Case Name: J. Kearsley Mitchell, Petitioner, v. Commissioner of Internal Revenue, Respondent
Court: United States Board of Tax Appeals
Jurisdiction: United States
Decision Date: 1930-02-27
Citations: 19 B.T.A. 83
Docket Number: Docket Nos. 25569, 38460
Parties: J. Kearsley Mitchell, Petitioner, v. Commissioner of Internal Revenue, Respondent.
Judges: 
Reporter: Reports of the United States Board of Tax Appeals
Volume: 19
Pages: 83–85

Head Matter:
J. Kearsley Mitchell, Petitioner, v. Commissioner of Internal Revenue, Respondent.
Docket Nos. 25569, 38460.
Promulgated February 27, 1930.
W. W. Cunningham, Esq., and Fred A. Woodis, Esq., for the petitioner.

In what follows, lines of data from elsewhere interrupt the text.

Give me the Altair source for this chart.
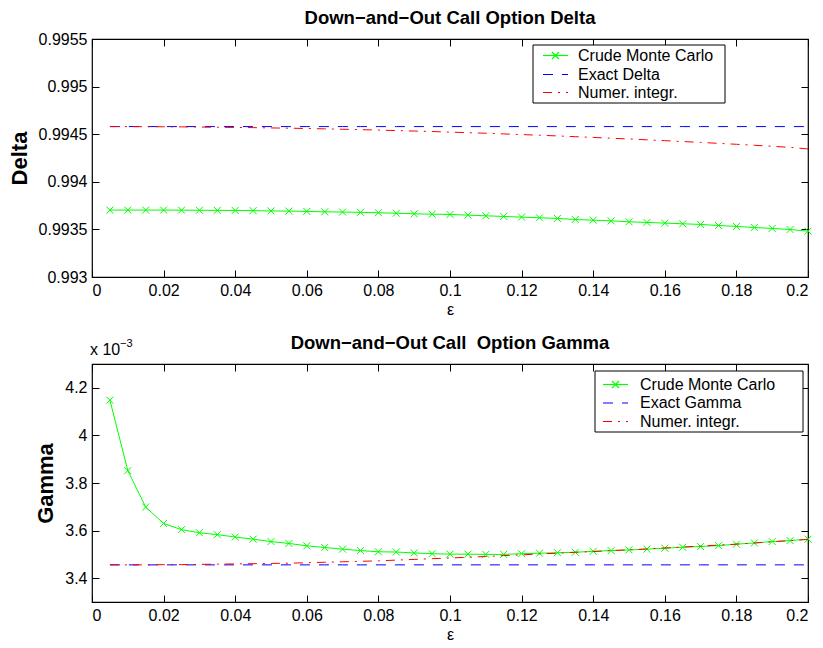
import altair as alt
import pandas as pd

# ---------------- data ----------------
EPS = [0.005, 0.010, 0.015, 0.020, 0.025, 0.030, 0.035, 0.040, 0.045, 0.050,
       0.055, 0.060, 0.065, 0.070, 0.075, 0.080, 0.085, 0.090, 0.095, 0.100,
       0.105, 0.110, 0.115, 0.120, 0.125, 0.130, 0.135, 0.140, 0.145, 0.150,
       0.155, 0.160, 0.165, 0.170, 0.175, 0.180, 0.185, 0.190, 0.195, 0.200]

DELTA_MC = [0.993703, 0.993703, 0.993703, 0.993703, 0.993702, 0.993701, 0.993700, 0.993699, 0.993697, 0.993694,
            0.993692, 0.993689, 0.993685, 0.993682, 0.993679, 0.993675, 0.993670, 0.993664, 0.993660, 0.993657,
            0.993650, 0.993643, 0.993636, 0.993629, 0.993622, 0.993615, 0.993604, 0.993597, 0.993590, 0.993580,
            0.993573, 0.993566, 0.993559, 0.993552, 0.993541, 0.993531, 0.993520, 0.993510, 0.993499, 0.993482]
DELTA_NUM = [0.994580, 0.994580, 0.994579, 0.994578, 0.994577, 0.994575, 0.994573, 0.994571, 0.994569, 0.994566,
             0.994563, 0.994560, 0.994556, 0.994552, 0.994548, 0.994543, 0.994538, 0.994533, 0.994528, 0.994522,
             0.994516, 0.994510, 0.994503, 0.994496, 0.994489, 0.994482, 0.994474, 0.994466, 0.994458, 0.994450,
             0.994441, 0.994432, 0.994423, 0.994414, 0.994404, 0.994394, 0.994384, 0.994373, 0.994362, 0.994345]
DELTA_EXACT = 0.99458

# Gamma values in units of 1e-3
GAMMA_MC = [4.148, 3.852, 3.699, 3.630, 3.604, 3.591, 3.583, 3.573, 3.564, 3.554,
            3.546, 3.536, 3.529, 3.522, 3.516, 3.511, 3.510, 3.506, 3.503, 3.501,
            3.501, 3.500, 3.500, 3.503, 3.505, 3.507, 3.509, 3.513, 3.516, 3.519,
            3.522, 3.526, 3.530, 3.533, 3.537, 3.543, 3.548, 3.554, 3.558, 3.564]
GAMMA_NUM = [3.456, 3.456, 3.456, 3.457, 3.457, 3.458, 3.459, 3.460, 3.461, 3.462,
             3.463, 3.465, 3.467, 3.469, 3.471, 3.473, 3.476, 3.479, 3.482, 3.485,
             3.488, 3.491, 3.495, 3.498, 3.502, 3.505, 3.509, 3.512, 3.516, 3.519,
             3.523, 3.527, 3.531, 3.535, 3.539, 3.543, 3.548, 3.553, 3.558, 3.563]
GAMMA_EXACT = 3.456

X_TICKS = [0, 0.02, 0.04, 0.06, 0.08, 0.1, 0.12, 0.14, 0.16, 0.18, 0.2]
DELTA_TICKS = [0.993, 0.9935, 0.994, 0.9945, 0.995, 0.9955]
GAMMA_TICKS = [3.4, 3.6, 3.8, 4.0, 4.2]

DELTA_LEGEND = ["Crude Monte Carlo", "Exact Delta", "Numer. integr."]
GAMMA_LEGEND = ["Crude Monte Carlo", "Exact Gamma", "Numer. integr."]

# ---------------- styling ----------------
FONT = "Liberation Sans"
W, H = 716, 238
TICK = 7
GREEN, BLUE, RED = "#00ff00", "#0000ff", "#ff0000"
DASH = [10, 9]
DASHDOT = [9, 6, 2, 6]
XSHAPE = "M-1,-1L1,1M-1,1L1,-1"
ONE = alt.Data(values=[{}])


def panel(title, ylabel, mc, exact, num, ydomain, yticks, labels, box, exponent=False):
    df = pd.DataFrame({"eps": EPS, "mc": mc, "exact": [exact] * len(EPS), "num": num})
    xs = alt.Scale(domain=[0, 0.2], nice=False, zero=False)
    ys = alt.Scale(domain=ydomain, nice=False, zero=False)

    x_axis = alt.Axis(values=X_TICKS, format="~g", orient="bottom", offset=-TICK, tickSize=TICK,
                      domain=False, grid=False, labelPadding=5, labelFontSize=16,
                      title="ε", titleFontSize=16, titleFontWeight="normal", titlePadding=3)
    y_axis = alt.Axis(values=yticks, format="~g", orient="left", offset=-TICK, tickSize=TICK,
                      domain=False, grid=False, labelPadding=5, labelFontSize=16,
                      title=ylabel, titleFontSize=22, titleFontWeight="bold", titlePadding=7)
    x_top = alt.Axis(values=X_TICKS, orient="top", offset=-TICK, tickSize=TICK, domain=False,
                     grid=False, labels=False, title=None)
    y_right = alt.Axis(values=yticks, orient="right", offset=-TICK, tickSize=TICK, domain=False,
                       grid=False, labels=False, title=None)

    base = alt.Chart(df)
    mc_line = base.mark_line(color=GREEN, strokeWidth=1).encode(
        x=alt.X("eps:Q", scale=xs, axis=x_axis), y=alt.Y("mc:Q", scale=ys, axis=y_axis))
    mc_pts = base.mark_point(shape=XSHAPE, size=49, filled=False, color=GREEN, strokeWidth=1,
                             opacity=1).encode(
        x=alt.X("eps:Q", axis=None), y=alt.Y("mc:Q", axis=None))
    exact_line = base.mark_line(color=BLUE, strokeWidth=1, strokeDash=DASH).encode(
        x=alt.X("eps:Q", axis=None), y=alt.Y("exact:Q", axis=None))
    num_line = base.mark_line(color=RED, strokeWidth=1, strokeDash=DASHDOT).encode(
        x=alt.X("eps:Q", axis=None), y=alt.Y("num:Q", axis=None))
    mirror = base.mark_point(opacity=0).encode(
        x=alt.X("eps:Q", axis=x_top), y=alt.Y("mc:Q", axis=y_right))

    layers = [mc_line, mc_pts, exact_line, num_line, mirror]

    # panel title
    layers.append(alt.Chart(ONE).mark_text(text=title, align="center", baseline="middle", font=FONT,
                                           fontSize=18.5, fontWeight="bold", color="black").encode(
        x=alt.value(W / 2), y=alt.value(-21)))

    # legend (manual, MATLAB style)
    bx0, bx1, by0, by1, lx0, lx1, tx, rows = box
    layers.append(alt.Chart(ONE).mark_rect(fill="white", stroke="black", strokeWidth=1).encode(
        x=alt.value(bx0), x2=alt.value(bx1), y=alt.value(by0), y2=alt.value(by1)))
    styles = [(GREEN, None), (BLUE, DASH), (RED, DASHDOT)]
    for (col, dash), lab, ry in zip(styles, labels, rows):
        kw = dict(stroke=col, color=col, strokeWidth=1.2, opacity=1)
        if dash:
            kw["strokeDash"] = dash
        layers.append(alt.Chart(ONE).mark_rule(**kw).encode(
            x=alt.value(lx0), x2=alt.value(lx1), y=alt.value(ry), color=alt.value(col)))
        if dash is None:
            layers.append(alt.Chart(ONE).mark_point(shape=XSHAPE, size=49, filled=False, color=col,
                                                    stroke=col, strokeWidth=1.2, opacity=1).encode(
                x=alt.value((lx0 + lx1) / 2), y=alt.value(ry), color=alt.value(col)))
        layers.append(alt.Chart(ONE).mark_text(text=lab, align="left", baseline="middle", font=FONT,
                                               fontSize=16, color="black").encode(
            x=alt.value(tx), y=alt.value(ry)))

    if exponent:
        layers.append(alt.Chart(ONE).mark_text(text="x 10", align="left", baseline="alphabetic",
                                               font=FONT, fontSize=16, color="black").encode(
            x=alt.value(-2), y=alt.value(-9)))
        layers.append(alt.Chart(ONE).mark_text(text="−3", align="left", baseline="alphabetic",
                                               font=FONT, fontSize=11, color="black").encode(
            x=alt.value(28), y=alt.value(-17)))

    return alt.layer(*layers).resolve_axis(x="independent", y="independent").properties(
        width=W, height=H)


top = panel("Down−and−Out Call Option Delta", "Delta", DELTA_MC, DELTA_EXACT, DELTA_NUM,
            [0.993, 0.9955], DELTA_TICKS, DELTA_LEGEND,
            (441, 633, 6, 64, 451, 476, 486, [16.5, 35.5, 53.5]))
bottom = panel("Down−and−Out Call\u00a0 Option Gamma", "Gamma", GAMMA_MC, GAMMA_EXACT, GAMMA_NUM,
               [3.3, 4.3], GAMMA_TICKS, GAMMA_LEGEND,
               (503, 711, 7, 68, 511, 536, 548, [20.5, 39, 57.5]), exponent=True)

chart = alt.vconcat(top, bottom, spacing=15).configure_view(
    stroke="black", strokeWidth=1.2
).configure_axis(
    labelFont=FONT, titleFont=FONT, labelColor="black", titleColor="black", tickColor="black",
    tickWidth=1
).properties(background="white", padding={"left": 7, "top": 8, "right": 5, "bottom": 5})

chart.save("out.html", embed_options={"renderer": "svg", "actions": False})
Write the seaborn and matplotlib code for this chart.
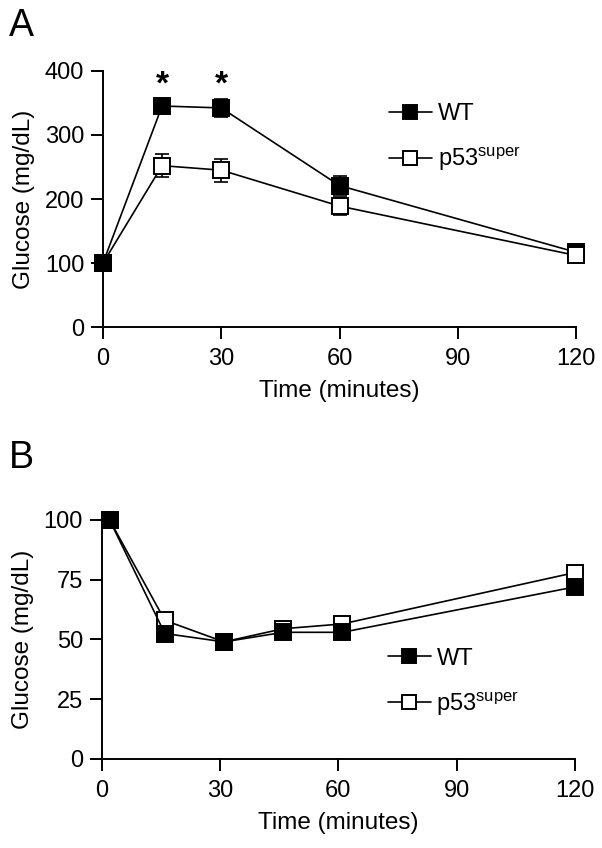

John D. Kiley, Esq., for the respondent.

Opinion:
OPINION.
Sternhagen:
1. For 1922 and 1925 petitioner claims deductions of statutory net losses of 1921 and 1924, respectively, under the Revenue Act of 1921, section 204, and the Revenue Act of 1924, section 206. Without setting forth these provisions of the statutes, it suffices to say that they restrict the losses which may be carried over from one year to another to such as result from or are attributable to " the operation of a trade or business regularly carried on by the taxpayer." The petitioner did not testify, the evidence being furnished by his secretary and accountant and by his attorney. Petitioner's business is thus described by his secretary, "He was a capitalist engaged in different enterprises and also president of the Philadelphia Rubber Company." Aside from this characterization, the evidence is only that he owned stock in several corporations, in some of which he exercised his power as controlling stockholder to dictate the personnel employed. To call petitioner a " capitalist " is not to say that he " operates a trade or business regularly carried on." Elliott v. Frankfort, &c., 172 Calif. 261; 156 Pac. 481; In re Green's Estate, 178 N. Y. S. 353. Nor can this be said because petitioner is interested through stock ownership in corporations which possibly may be regularly engaged in the operation of a trade or business. Fridolin Pabst, 6 B. T. A. 843; affd., 36 Fed. (2d) 614; Louis M. Goldberg, 9 B. T. A. 1355; affd., 36 Fed. (2d) 551; Marry J. Gutman, 7 B. T. A. 500; W. C. Harris, 8 B. T. A. 1234; J. L. Washburn, 16 B. T. A. 1091; Garnet W. Coen, 18 B. T. A. 1274. The Revenue Act of 1924, section 206, carries a more elaborate qualification of net losses which, would, if necessary, require further consideration, but the scant evidence before us does not call for such discussion. Respondent denied that petitioner had in fact sustained the losses, and petitioner has wholly failed to prove it. He only begs the question by showing that he stated a loss on each return. We sustain respondent's disallowance of the deduction in 1922 and 1925 for net losses. This disposes entirely of Docket No. 38460.
2. The second item is claimed here for the first time and does not grow out of the respondent's disallowance of any deduction taken on the petitioner's return. On his return petitioner made no reference to a deduction for depreciation of the improvements made by the Keystone Co. on the land at Oaks. He now contends that he is entitled to such a deduction. We see no occasion to discuss the theory appearing in petitioner's pleading and suggested at the trial. The evidence is not sufficient to establish any basis for depreciation. Petitioner made no investment himself and he can not deduct depreciation on the basis of another's cost. The tenant itself seems to have set up depreciation on the property. Furthermore, assuming that the basis were proved, the rate or amount of exhaustion, wear and tear for the years in question of the depreciable property is not established. On tins point, petitioner has failed.
3. The item of $10,000 deduction in respect of the payment on the McGinley and Mackie contract was not claimed on petitioner's return and does not, therefore, appear as a disallowance in the respondent's determination. Petitioner now claims it as a loss sustained in 1922. Whether there was a loss, however, does not appear. Petitioner had received the stock in 1920, and prior thereto he had recovered the judgment of $500,000. If these payments in 1922 were simply the final payments for benefits derived in 1920 and the circumstances were such as to tie together the judgment and stock received with the payments made, it could not be said that the payments were a loss. In the doubtful condition of the evidence, we think the deficiency should not be reduced on this account.
4. Petitioner also claims a deduction not taken on his return of interest due from him. He made his return on the basis of actual disbursements and the interest referred to was admittedly not paid.
In addition to these issues, petitioner alleges that his income for 1922 should be increased by $4,454.46 expended by the Keystone Co. for improvements at Oaks. Despite respondent's " admission," the evidence does not justify the increase, and we leave the deficiency as stated in the notice.
Judgment will be entered for the respondent.